_DATA:_
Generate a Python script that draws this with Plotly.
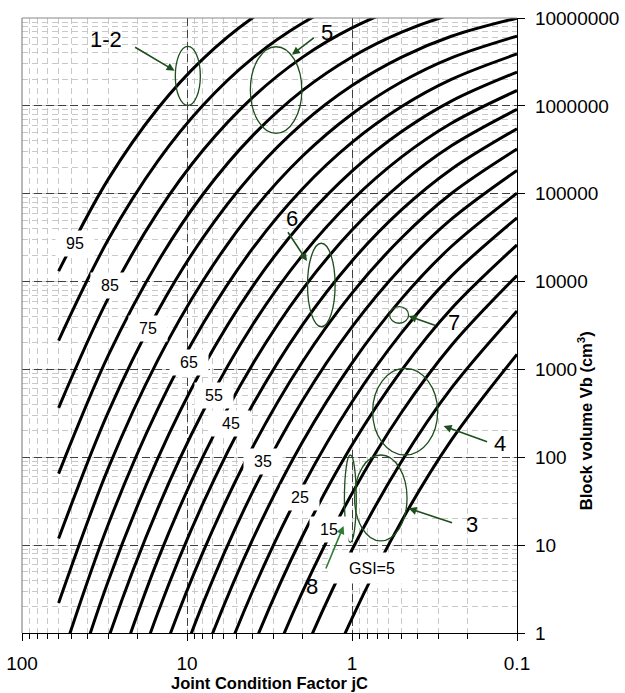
import plotly.graph_objects as go

# ---------------- data ----------------
# Joint condition factor values at which each GSI contour was read
jc_values = [60, 30, 15, 8, 4, 2, 1, 0.5, 0.25, 0.1]

# log10 of block volume Vb (cm3) along each GSI contour (None = outside the drawn range)
logvb_gsi95 = [4.119, 5.166, 5.973, 6.535, 7.003, 7.340, 7.573, 7.724, 7.809, 7.845]
logvb_gsi90 = [3.329, 4.478, 5.374, 6.007, 6.543, 6.940, 7.225, 7.421, 7.545, 7.626]
logvb_gsi85 = [2.563, 3.811, 4.793, 5.495, 6.097, 6.552, 6.887, 7.127, 7.289, 7.413]
logvb_gsi80 = [1.814, 3.159, 4.226, 4.994, 5.661, 6.173, 6.557, 6.839, 7.039, 7.204]
logvb_gsi75 = [1.075, 2.515, 3.666, 4.501, 5.231, 5.798, 6.231, 6.555, 6.792, 6.999]
logvb_gsi70 = [0.341, 1.876, 3.109, 4.010, 4.804, 5.426, 5.908, 6.274, 6.547, 6.794]
logvb_gsi65 = [-0.394, 1.237, 2.553, 3.519, 4.377, 5.054, 5.584, 5.992, 6.301, 6.590]
logvb_gsi60 = [-1.134, 0.592, 1.991, 3.024, 3.946, 4.679, 5.257, 5.707, 6.054, 6.384]
logvb_gsi55 = [-1.887, -0.063, 1.421, 2.521, 3.509, 4.298, 4.925, 5.419, 5.802, 6.175]
logvb_gsi50 = [None, -0.733, 0.838, 2.007, 3.060, 3.908, 4.586, 5.123, 5.545, 5.960]
logvb_gsi45 = [None, -1.426, 0.234, 1.475, 2.597, 3.505, 4.235, 4.818, 5.279, 5.739]
logvb_gsi40 = [None, -2.148, -0.394, 0.921, 2.115, 3.085, 3.869, 4.499, 5.002, 5.508]
logvb_gsi35 = [None, None, -1.056, 0.337, 1.607, 2.643, 3.484, 4.164, 4.710, 5.265]
logvb_gsi30 = [None, None, -1.762, -0.286, 1.065, 2.171, 3.073, 3.806, 4.399, 5.006]
logvb_gsi25 = [None, None, -2.526, -0.959, 0.478, 1.660, 2.629, 3.419, 4.062, 4.726]
logvb_gsi20 = [None, None, None, -1.701, -0.168, 1.098, 2.139, 2.993, 3.691, 4.417]
logvb_gsi15 = [None, None, None, -2.538, -0.896, 0.464, 1.588, 2.513, 3.273, 4.069]
logvb_gsi10 = [None, None, None, None, -1.742, -0.272, 0.947, 1.955, 2.787, 3.664]
logvb_gsi5 = [None, None, None, None, -2.770, -1.168, 0.167, 1.276, 2.196, 3.172]

gsi_levels = [95, 90, 85, 80, 75, 70, 65, 60, 55, 50, 45, 40, 35, 30, 25, 20, 15, 10, 5]
gsi_curves = [logvb_gsi95, logvb_gsi90, logvb_gsi85, logvb_gsi80, logvb_gsi75,
              logvb_gsi70, logvb_gsi65, logvb_gsi60, logvb_gsi55, logvb_gsi50,
              logvb_gsi45, logvb_gsi40, logvb_gsi35, logvb_gsi30, logvb_gsi25,
              logvb_gsi20, logvb_gsi15, logvb_gsi10, logvb_gsi5]

# contour labels (positions in log10 axis units)
contour_label_text = ["95", "85", "75", "65", "55", "45", "35", "25", "15", "GSI=5"]
contour_label_logx = [1.677, 1.465, 1.236, 0.990, 0.839, 0.733, 0.539, 0.318, 0.142, -0.123]
contour_label_logy = [4.439, 3.961, 3.468, 3.081, 2.709, 2.379, 1.950, 1.545, 1.180, 0.740]

# axis tick values / labels
x_tick_vals = [100, 10, 1, 0.1]
x_tick_text = ["100", "10", "1", "0.1"]
y_tick_vals = [1, 10, 100, 1000, 10000, 100000, 1000000, 10000000]
y_tick_text = ["1", "10", "100", "1000", "10000", "100000", "1000000", "10000000"]

# case ellipses (centre in log10 units, half sizes in decades)
case_names = ["1-2", "5", "6", "7", "4", "3", "8"]
case_logx = [0.995, 0.460, 0.186, -0.2855, -0.322, -0.1745, 0.010]
case_logy = [6.340, 6.180, 3.961, 3.620, 2.519, 1.537, 1.529]
case_halfw = [0.0758, 0.156, 0.0836, 0.0576, 0.197, 0.159, 0.036]
case_halfh = [0.336, 0.493, 0.475, 0.0945, 0.493, 0.489, 0.497]
# arrow heads (log10 units) and tail offsets (px)
arrow_head_logx = [1.075, 0.364, 0.273, -0.343, -0.555, -0.343, 0.051]
arrow_head_logy = [6.400, 6.582, 4.234, 3.608, 2.356, 1.419, 1.218]
arrow_tail_dx = [-41, 23.3, -20, 28.4, 45, 45, -18.3]
arrow_tail_dy = [-24.4, -18, -30.3, 10, 16.3, 15, 44]
# case number label positions (log10 units)
case_label_logx = [1.489, 0.152, 0.364, -0.616, -0.899, -0.727, 0.242]
case_label_logy = [6.750, 6.837, 4.720, 3.537, 2.159, 1.237, 0.527]

x_log_range = [2, -1]
y_log_range = [0, 7]

FONT = "Liberation Sans, Arial, sans-serif"
GREEN = "#1c4f1c"

fig = go.Figure()

for g, logs in zip(gsi_levels, gsi_curves):
    xs, ys = [], []
    for jc, lv in zip(jc_values, logs):
        if lv is None:
            continue
        xs.append(jc)
        ys.append(10 ** lv)
    fig.add_trace(go.Scatter(
        x=xs, y=ys, mode="lines", name=f"GSI={g}",
        line=dict(color="black", width=3, shape="spline", smoothing=1.0),
        hoverinfo="skip", showlegend=False))

annotations = []
for t, lx, ly in zip(contour_label_text, contour_label_logx, contour_label_logy):
    wide = len(t) > 2
    annotations.append(dict(
        x=lx, y=ly, xref="x", yref="y", text=t, showarrow=False,
        font=dict(family=FONT, size=16, color="black"),
        bgcolor="white", width=80 if wide else 36, height=28 if wide else 23,
        align="center", valign="middle", xanchor="center", yanchor="middle"))

shapes = []
x_span = x_log_range[0] - x_log_range[1]
y_span = y_log_range[1] - y_log_range[0]
for i, name in enumerate(case_names):
    cx = (x_log_range[0] - case_logx[i]) / x_span
    cy = (case_logy[i] - y_log_range[0]) / y_span
    hw = case_halfw[i] / x_span
    hh = case_halfh[i] / y_span
    shapes.append(dict(type="circle", xref="paper", yref="paper",
                       x0=cx - hw, x1=cx + hw, y0=cy - hh, y1=cy + hh,
                       line=dict(color=GREEN, width=1.3), layer="above"))
    annotations.append(dict(
        x=arrow_head_logx[i], y=arrow_head_logy[i], xref="x", yref="y",
        text="", showarrow=True, ax=arrow_tail_dx[i], ay=arrow_tail_dy[i],
        arrowhead=2, arrowsize=1.0, arrowwidth=1.6,
        arrowcolor=GREEN if name != "8" else "#2e7d32",
        standoff=0, startstandoff=0))
    annotations.append(dict(
        x=case_label_logx[i], y=case_label_logy[i], xref="x", yref="y",
        text=name, showarrow=False,
        font=dict(family=FONT, size=22, color="black"),
        xanchor="center", yanchor="middle"))

# border lines top and left (grey)
shapes.append(dict(type="line", xref="paper", yref="paper", x0=0, x1=1, y0=1, y1=1,
                   line=dict(color="#888888", width=1.2), layer="above"))
shapes.append(dict(type="line", xref="paper", yref="paper", x0=0, x1=0, y0=0, y1=1,
                   line=dict(color="#888888", width=1.2), layer="above"))

# y-axis title as annotation (offset as in the original)
annotations.append(dict(
    x=1.138, y=0.345, xref="paper", yref="paper",
    text="<b>Block volume Vb (cm<sup>3</sup>)</b>", textangle=-90, showarrow=False,
    font=dict(family=FONT, size=16.5, color="black"),
    xanchor="center", yanchor="middle"))

fig.update_layout(
    width=625, height=693,
    margin=dict(l=22, r=108, t=18, b=60, autoexpand=False),
    plot_bgcolor="white", paper_bgcolor="white",
    font=dict(family=FONT, color="black"),
    showlegend=False,
    shapes=shapes, annotations=annotations,
)

fig.update_xaxes(
    type="log", range=x_log_range, automargin=False,
    tickmode="array", tickvals=x_tick_vals, ticktext=x_tick_text,
    showline=True, linecolor="black", linewidth=1.2,
    ticks="outside", ticklen=7, tickcolor="black", ticklabelstandoff=6,
    tickfont=dict(family=FONT, size=19, color="black"),
    showgrid=True, gridcolor="#404040", griddash="8px,4px", gridwidth=1,
    zeroline=False,
    minor=dict(dtick="D1", ticks="outside", ticklen=5, tickcolor="black",
               showgrid=True, gridcolor="#c8c8c8", griddash="6px,4px", gridwidth=1),
    title=dict(text="<b>Joint Condition Factor jC</b>",
               font=dict(family=FONT, size=16.5, color="black"), standoff=0),
)
fig.update_yaxes(
    type="log", range=y_log_range, automargin=False, side="right",
    tickmode="array", tickvals=y_tick_vals, ticktext=y_tick_text,
    showline=True, linecolor="black", linewidth=1.2,
    ticks="outside", ticklen=7, tickcolor="black", ticklabelstandoff=6,
    tickfont=dict(family=FONT, size=19, color="black"),
    showgrid=True, gridcolor="#404040", griddash="8px,4px", gridwidth=1,
    zeroline=False,
    minor=dict(dtick="D1", showgrid=True, gridcolor="#c8c8c8", griddash="6px,4px", gridwidth=1),
)

fig.write_html("out.html")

_THE EXERCISE:_
Set the lines above down again, word for word, from the first through the one containing "0.5, 0.25, 0.1]"; pictures excluded.

_RESPONSE TO THIS EXERCISE:_
Generate a Python script that draws this with Plotly.
import plotly.graph_objects as go

# ---------------- data ----------------
# Joint condition factor values at which each GSI contour was read
jc_values = [60, 30, 15, 8, 4, 2, 1, 0.5, 0.25, 0.1]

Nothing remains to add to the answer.